Mi raccontavano i genitori di Anna, quattordici anni, che era tornata dal campeggio raggiante, felice: erano state, lei e le sue amiche, per una settimana senza telefonino. S’erano divertite un mondo.  Non illudiamoci. Non ce la fanno da soli a regolarsi. Hanno bisogno che noi lottiamo con loro. Consapevoli che così, in realtà, lottiamo per loro. Per la loro libertà. Perché non ne diventino prigionieri. Schiavi.

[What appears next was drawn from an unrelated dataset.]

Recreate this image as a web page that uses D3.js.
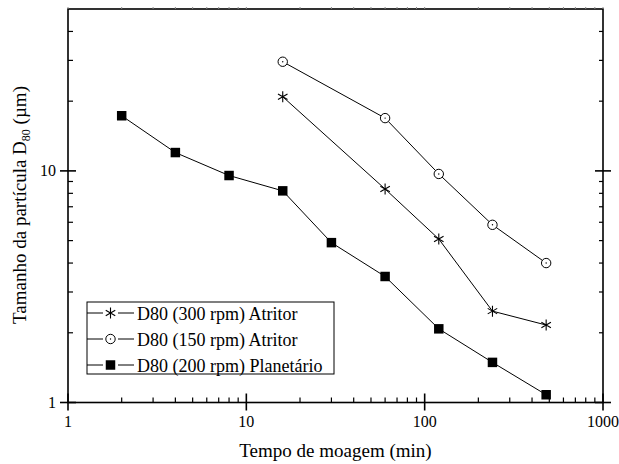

Ma c’è un altro aspetto. I contenuti che si scambiano tra loro. Dov’erano i genitori dei bulli che hanno ucciso Alessandro, ci chiedevamo. Sì, cari genitori. Questi l’hanno ucciso. Fa differenza se diciamo che l’hanno indotto a togliersi la vita? A tredici anni non fa differenza.

Dobbiamo conoscere i telefonini dei nostri figli. Cosa scrivono, con chi si scrivono, con chi chattano, cosa si dicono. Cosa arriva sul telefonino di un figlio, di una figlia. Loro hanno bisogno di sapere che babbo e mamma hanno la password d’accesso. Non la useranno tutti i giorni, no. Ma i ragazzi devono sapere che il loro cellulare è aperto per mamma e babbo.

 

La legge non metterà sotto processo i genitori di quei bulli. Ma la coscienza sì. La coscienza di adulti che non hanno seguito i propri figli. Incapaci di comprendere che padroneggiare la tecnologia non è la stessa cosa che saperla usare. Farne, cioè, un uso consapevole. E umano. Noi adulti questo possiamo, dobbiamo ricordarlo.